I'm looking at the Savage magnum seris, whom would you prefer the http://www.savagearms.com/93fv.htm or this http://www.savagearms.com/93fvss.htm 
And why?
Thanks alot.

Atli S 
iceland 
"The king of the swing"


----------



## natemil373 (Dec 3, 2005)

This is a decision that you will have to make. If you are going to spend alot of time in wet environments I would definately go with the stainless steel. If you are only going to be using it on the range during nice weather I would save the money and go with the blued barrel. Whatever model you choose you should be getting a great rifle in a fun chambering that is fairly accurate (minute of squirrel out to 150 yards or so).


----------



## dustdevil (Jan 19, 2006)

so the performence of these 2 are about the same, it's just the diffrence between the matirial of the barels. Here in Iceland we don't have a lot of shooting ranges, just lot of land. So then I think i'll use the diffrence to buy a nice scoope. Do you have any recomendsions?

Thanks 
Atli S 
iceland
"The king of the swing"

p.s. Please look past my gramar.


----------



## Alaskan Brown Bear Killer (Feb 22, 2005)

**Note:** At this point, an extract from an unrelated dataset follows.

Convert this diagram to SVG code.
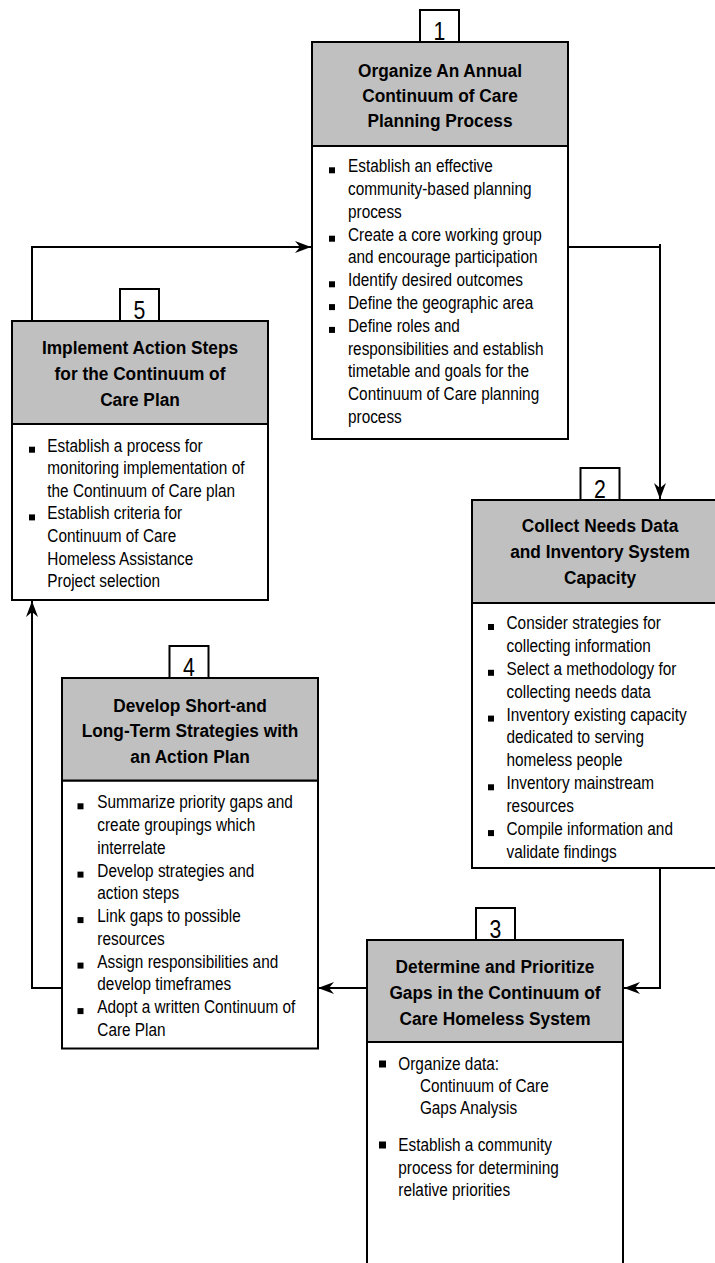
<svg xmlns="http://www.w3.org/2000/svg" width="715" height="1263" viewBox="0 0 715 1263">
<style>
.gray{fill:#c0c0c0;stroke:#000;stroke-width:2}
.white{fill:#fff;stroke:#000;stroke-width:2}
text{font-family:"Liberation Sans",Arial,sans-serif;fill:#000}
.title{font-weight:bold;font-size:19px;text-anchor:middle}
.body{font-size:18.5px}
.num{font-size:25px;text-anchor:middle}
.bullet{fill:#000}
.conn{fill:none;stroke:#000;stroke-width:2;marker-end:url(#arrow)}
</style>
<defs>
<marker id="arrow" markerUnits="userSpaceOnUse" viewBox="0 0 16 12" markerWidth="16" markerHeight="12" refX="16" refY="6" orient="auto">
<path d="M0,0 L16,6 L0,12 L5,6 Z" fill="#000"/>
</marker>
</defs>
<g id="connectors">
<path class="conn" d="M32,321 V247 H311"/>
<path class="conn" d="M568,247 H660 M660,244 V499"/>
<path class="conn" d="M660,868 V988 H624"/>
<path class="conn" d="M367,988 H318"/>
<path class="conn" d="M62,988 H32 V601"/>
</g>
<g id="node1">
<rect class="white" x="312" y="146" width="256" height="293"/>
<rect class="gray" x="312" y="42" width="256" height="104"/>
<rect class="white" x="420" y="10" width="39" height="32"/>
<text class="num" transform="translate(439.5,40) scale(0.85,1)">1</text>
<text class="title" transform="translate(440,0) scale(0.91,1)"><tspan x="0" y="77">Organize An Annual</tspan><tspan x="0" y="102">Continuum of Care</tspan><tspan x="0" y="127.5">Planning Process</tspan></text>
<rect class="bullet" x="329" y="167.3" width="6" height="6"/>
<rect class="bullet" x="329" y="235.7" width="6" height="6"/>
<rect class="bullet" x="329" y="281.3" width="6" height="6"/>
<rect class="bullet" x="329" y="304.1" width="6" height="6"/>
<rect class="bullet" x="329" y="326.9" width="6" height="6"/>
<text class="body" transform="translate(348,0) scale(0.83,1)"><tspan x="0" y="172.3">Establish an effective</tspan><tspan x="0" y="195.1">community-based planning</tspan><tspan x="0" y="217.9">process</tspan><tspan x="0" y="240.7">Create a core working group</tspan><tspan x="0" y="263.5">and encourage participation</tspan><tspan x="0" y="286.3">Identify desired outcomes</tspan><tspan x="0" y="309.1">Define the geographic area</tspan><tspan x="0" y="331.9">Define roles and</tspan><tspan x="0" y="354.7">responsibilities and establish</tspan><tspan x="0" y="377.5">timetable and goals for the</tspan><tspan x="0" y="400.3">Continuum of Care planning</tspan><tspan x="0" y="423.1">process</tspan></text>
</g>
<g id="node2">
<rect class="white" x="472" y="603" width="256" height="265"/>
<rect class="gray" x="472" y="500" width="256" height="103"/>
<rect class="white" x="580.5" y="468" width="39" height="32"/>
<text class="num" transform="translate(600,498) scale(0.85,1)">2</text>
<text class="title" transform="translate(600,0) scale(0.91,1)"><tspan x="0" y="532.5">Collect Needs Data</tspan><tspan x="0" y="558.5">and Inventory System</tspan><tspan x="0" y="584.5">Capacity</tspan></text>
<rect class="bullet" x="488" y="624" width="6" height="6"/>
<rect class="bullet" x="488" y="669.8" width="6" height="6"/>
<rect class="bullet" x="488" y="715.6" width="6" height="6"/>
<rect class="bullet" x="488" y="784.3" width="6" height="6"/>
<rect class="bullet" x="488" y="830.1" width="6" height="6"/>
<text class="body" transform="translate(506.5,0) scale(0.83,1)"><tspan x="0" y="629">Consider strategies for</tspan><tspan x="0" y="651.9">collecting information</tspan><tspan x="0" y="674.8">Select a methodology for</tspan><tspan x="0" y="697.7">collecting needs data</tspan><tspan x="0" y="720.6">Inventory existing capacity</tspan><tspan x="0" y="743.5">dedicated to serving</tspan><tspan x="0" y="766.4">homeless people</tspan><tspan x="0" y="789.3">Inventory mainstream</tspan><tspan x="0" y="812.2">resources</tspan><tspan x="0" y="835.1">Compile information and</tspan><tspan x="0" y="858">validate findings</tspan></text>
</g>
<g id="node3">
<rect class="white" x="367" y="1042" width="256" height="240"/>
<rect class="gray" x="367" y="940" width="256" height="102"/>
<rect class="white" x="476" y="908" width="39" height="32"/>
<text class="num" transform="translate(495.5,938) scale(0.85,1)">3</text>
<text class="title" transform="translate(495,0) scale(0.91,1)"><tspan x="0" y="973">Determine and Prioritize</tspan><tspan x="0" y="999">Gaps in the Continuum of</tspan><tspan x="0" y="1025">Care Homeless System</tspan></text>
<rect class="bullet" x="379" y="1060.5" width="7" height="7"/>
<rect class="bullet" x="379" y="1141.5" width="7" height="7"/>
<text class="body" transform="translate(398.3,0) scale(0.83,1)"><tspan x="0" y="1070">Organize data:</tspan><tspan x="26" y="1092">Continuum of Care</tspan><tspan x="26" y="1114.5">Gaps Analysis</tspan><tspan x="0" y="1151.5">Establish a community</tspan><tspan x="0" y="1174">process for determining</tspan><tspan x="0" y="1196.5">relative priorities</tspan></text>
</g>
<g id="node4">
<rect class="white" x="62" y="780.5" width="256" height="268"/>
<rect class="gray" x="62" y="678" width="256" height="102.5"/>
<rect class="white" x="169.5" y="646" width="39" height="32"/>
<text class="num" transform="translate(189,676) scale(0.85,1)">4</text>
<text class="title" transform="translate(190,0) scale(0.91,1)"><tspan x="0" y="712.3">Develop Short-and</tspan><tspan x="0" y="737.5">Long-Term Strategies with</tspan><tspan x="0" y="762.7">an Action Plan</tspan></text>
<rect class="bullet" x="77.5" y="803.3" width="6" height="6"/>
<rect class="bullet" x="77.5" y="871.6" width="6" height="6"/>
<rect class="bullet" x="77.5" y="917.1" width="6" height="6"/>
<rect class="bullet" x="77.5" y="962.6" width="6" height="6"/>
<rect class="bullet" x="77.5" y="1008.1" width="6" height="6"/>
<text class="body" transform="translate(97.3,0) scale(0.83,1)"><tspan x="0" y="808.3">Summarize priority gaps and</tspan><tspan x="0" y="831">create groupings which</tspan><tspan x="0" y="853.8">interrelate</tspan><tspan x="0" y="876.6">Develop strategies and</tspan><tspan x="0" y="899.3">action steps</tspan><tspan x="0" y="922.1">Link gaps to possible</tspan><tspan x="0" y="944.8">resources</tspan><tspan x="0" y="967.6">Assign responsibilities and</tspan><tspan x="0" y="990.3">develop timeframes</tspan><tspan x="0" y="1013.1">Adopt a written Continuum of</tspan><tspan x="0" y="1035.8">Care Plan</tspan></text>
</g>
<g id="node5">
<rect class="white" x="12" y="424" width="256" height="176"/>
<rect class="gray" x="12" y="321" width="256" height="103"/>
<rect class="white" x="120" y="289" width="39" height="32"/>
<text class="num" transform="translate(139.5,319) scale(0.85,1)">5</text>
<text class="title" transform="translate(140,0) scale(0.91,1)"><tspan x="0" y="354.3">Implement Action Steps</tspan><tspan x="0" y="380">for the Continuum of</tspan><tspan x="0" y="405.7">Care Plan</tspan></text>
<rect class="bullet" x="29" y="446.7" width="6" height="6"/>
<rect class="bullet" x="29" y="514.4" width="6" height="6"/>
<text class="body" transform="translate(47.3,0) scale(0.83,1)"><tspan x="0" y="451.7">Establish a process for</tspan><tspan x="0" y="474.3">monitoring implementation of</tspan><tspan x="0" y="496.9">the Continuum of Care plan</tspan><tspan x="0" y="519.4">Establish criteria for</tspan><tspan x="0" y="542">Continuum of Care</tspan><tspan x="0" y="564.6">Homeless Assistance</tspan><tspan x="0" y="587.1">Project selection</tspan></text>
</g>
</svg>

http://www.savagearms.com/112varminter.htm
Cause ti's better


----------



## 94NDTA (May 28, 2005)

dustdevil said:


> so the performence of these 2 are about the same, it's just the diffrence between the matirial of the barels. Here in Iceland we don't have a lot of shooting ranges, just lot of land. So then I think i'll use the diffrence to buy a nice scoope. Do you have any recomendsions?
> 
> Thanks
> Atli S
> ...


Simmons Mag 44 6.5-20x with a 44mm objective. This scope was considered an awesome buy when it was being sold for $200, and now, they are upgrading the line, so they are selling them for $99.00 at Natchez shooter supply.

This fits perfect for your rifle. You can do well up close, but it really shines at 50+ yards.
https://www.natchezss.com/product.cfm?c ... D=SN801048


----------



## dustdevil (Jan 19, 2006)

Alaskan Brown Bear Killer: I would if I could but for the next year I can't have that big rifle. Icelandic laws.

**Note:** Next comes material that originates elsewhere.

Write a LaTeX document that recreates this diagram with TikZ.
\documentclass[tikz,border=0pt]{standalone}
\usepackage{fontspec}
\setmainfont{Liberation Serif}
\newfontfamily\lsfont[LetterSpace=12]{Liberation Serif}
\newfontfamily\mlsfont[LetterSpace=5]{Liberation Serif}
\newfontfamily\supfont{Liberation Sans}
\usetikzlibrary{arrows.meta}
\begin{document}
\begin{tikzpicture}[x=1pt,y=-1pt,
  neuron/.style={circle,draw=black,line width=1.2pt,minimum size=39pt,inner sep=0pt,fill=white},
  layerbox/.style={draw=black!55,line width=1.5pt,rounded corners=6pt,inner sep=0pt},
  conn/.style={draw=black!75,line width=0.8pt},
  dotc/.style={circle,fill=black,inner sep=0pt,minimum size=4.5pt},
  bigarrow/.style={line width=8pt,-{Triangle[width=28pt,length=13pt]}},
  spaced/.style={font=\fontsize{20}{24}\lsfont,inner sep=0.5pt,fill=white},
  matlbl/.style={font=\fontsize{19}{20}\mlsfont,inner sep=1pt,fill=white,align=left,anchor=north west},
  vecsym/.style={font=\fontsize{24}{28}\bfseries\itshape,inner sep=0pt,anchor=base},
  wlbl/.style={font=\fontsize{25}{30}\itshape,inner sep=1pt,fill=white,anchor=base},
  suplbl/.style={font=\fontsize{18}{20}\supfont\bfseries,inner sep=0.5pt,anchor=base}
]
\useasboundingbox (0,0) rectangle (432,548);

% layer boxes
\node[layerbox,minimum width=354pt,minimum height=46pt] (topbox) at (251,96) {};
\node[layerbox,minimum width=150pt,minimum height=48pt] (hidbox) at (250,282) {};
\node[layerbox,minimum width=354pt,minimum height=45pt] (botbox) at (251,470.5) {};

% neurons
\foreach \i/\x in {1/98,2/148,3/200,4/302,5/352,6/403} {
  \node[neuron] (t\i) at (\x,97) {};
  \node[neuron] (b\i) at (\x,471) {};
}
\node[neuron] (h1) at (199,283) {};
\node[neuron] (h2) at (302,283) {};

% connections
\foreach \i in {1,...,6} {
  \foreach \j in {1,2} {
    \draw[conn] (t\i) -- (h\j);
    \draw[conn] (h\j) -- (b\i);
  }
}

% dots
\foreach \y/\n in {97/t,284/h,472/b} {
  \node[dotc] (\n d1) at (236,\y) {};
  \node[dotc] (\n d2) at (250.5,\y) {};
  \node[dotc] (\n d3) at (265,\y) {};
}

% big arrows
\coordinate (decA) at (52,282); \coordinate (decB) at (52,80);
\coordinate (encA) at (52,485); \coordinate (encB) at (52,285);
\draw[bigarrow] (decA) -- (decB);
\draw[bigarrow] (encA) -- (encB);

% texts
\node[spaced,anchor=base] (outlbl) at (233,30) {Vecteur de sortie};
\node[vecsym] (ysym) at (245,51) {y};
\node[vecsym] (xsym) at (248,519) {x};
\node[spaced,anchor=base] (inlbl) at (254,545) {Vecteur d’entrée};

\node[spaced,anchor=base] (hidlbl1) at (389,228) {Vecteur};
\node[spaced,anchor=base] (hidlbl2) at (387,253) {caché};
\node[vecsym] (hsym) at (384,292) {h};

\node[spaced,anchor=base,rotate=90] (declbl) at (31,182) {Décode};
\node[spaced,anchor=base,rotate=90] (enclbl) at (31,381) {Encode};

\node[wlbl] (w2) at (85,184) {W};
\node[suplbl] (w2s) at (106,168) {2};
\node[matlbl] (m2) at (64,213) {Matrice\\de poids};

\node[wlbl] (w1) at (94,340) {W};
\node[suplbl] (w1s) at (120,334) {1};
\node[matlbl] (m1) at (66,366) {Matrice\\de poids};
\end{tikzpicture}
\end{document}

Thanks for the scoope info, I just orderd this one 

Atli S 
Iceland 
"The king of the swing"


----------



## Militant Tiger (Dec 13, 2005)

If you take proper care of your guns, either one is suitable. If you neglect them frequently, stainless will stand up better.


----------



## Alaskan Brown Bear Killer (Feb 22, 2005)

Militant Tiger a gun expert :bs:


----------



## dustdevil (Jan 19, 2006)

I want to take very good care of my guns, want to learn how to take them apart and clean and maintain. 
Are there some books that í can read to learn to maintain my guns with the respect that they deserv?

Thanks Atli S 
Iceland
"The king of the swing"


----------



## pennsyltucky (Oct 30, 2005)

the owners manual u get with the gun will tell u what u need to do.

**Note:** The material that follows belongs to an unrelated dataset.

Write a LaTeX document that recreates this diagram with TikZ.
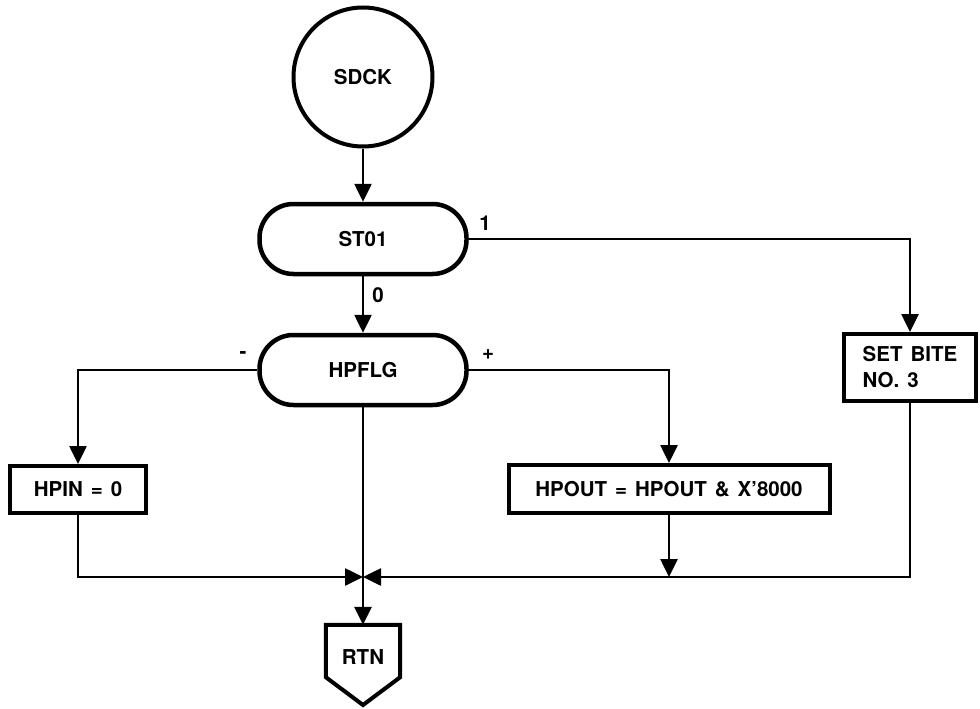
\documentclass[tikz,border=0pt]{standalone}
\usepackage{fontspec}
\setmainfont{TeX Gyre Heros}
\usetikzlibrary{arrows.meta}
\newcommand\nodefont{\bfseries\fontsize{20.5}{26}\selectfont\spaceskip=8pt\relax}
\begin{document}
\begin{tikzpicture}[x=1pt,y=-1pt,
  every node/.style={font=\nodefont, inner sep=0pt},
  conn/.style={line width=2.6pt, -{Triangle[length=18pt,width=17pt]}},
  term/.style={draw, line width=4.5pt, rounded corners=34pt, minimum width=207pt, minimum height=70pt},
  proc/.style={draw, line width=4pt},
  lbl/.style={font=\nodefont}]
\useasboundingbox (0,0) rectangle (980,709);
\fill[white] (0,0) rectangle (980,709);
% nodes
\node[draw, circle, line width=4pt, minimum size=139pt] (sdck) at (363,77) {SDCK};
\node[term] (st01) at (363,239) {ST01};
\node[term] (hpflg) at (363,370) {HPFLG};
\node[proc, minimum width=132pt, minimum height=67pt, align=left] (setbite) at (910,367.5) {SET BITE\\NO. 3};
\node[proc, minimum width=136pt, minimum height=47pt] (hpin) at (78,489.5) {HPIN = 0};
\node[proc, minimum width=321pt, minimum height=48pt] (hpout) at (669,489) {HPOUT = HPOUT \& X'8000};
\node[minimum width=74pt, minimum height=52pt] (rtn) at (363,651) {};
\node (rtntxt) at (363,657) {RTN};
\draw[proc, line join=miter] (rtn.north west) -- (rtn.north east) -- (rtn.south east) -- (363,705) -- (rtn.south west) -- cycle;
\coordinate (j) at (363,577);
% labels
\node[lbl] (l1) at (485,223) {1};
\node[lbl] (l0) at (378,295) {0};
\node[lbl] (lm) at (243,355) {-};
\node[lbl] (lp) at (488,355) {+};
% connectors
\draw[conn] (sdck.south) -- (st01.north);
\draw[conn] (st01.east) -| (setbite.north);
\draw[conn] (st01.south) -- (hpflg.north);
\draw[conn] (hpflg.west) -| (hpin.north);
\draw[conn] (hpflg.east) -| (hpout.north);
\draw[conn] (hpin.south) |- (j);
\draw[conn] (setbite.south) |- (j);
\draw[conn] (hpout.south) -- (hpout.south |- j);
\draw[conn] (hpflg.south) -- (rtn.north);
\end{tikzpicture}
\end{document}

and dont waste ur time or money on the stainless. it will scare everything away if u dont cover it up.


----------



## Alaskan Brown Bear Killer (Feb 22, 2005)

I was in Iceland in 2000-2001, they have alot of saltwater and humidity, go with stainless.


----------



## dustdevil (Jan 19, 2006)

We are of course surounded by sea, but all the water that is on land is a fresh water. So if I keep it clean then it should be okey the other way.

Atli


----------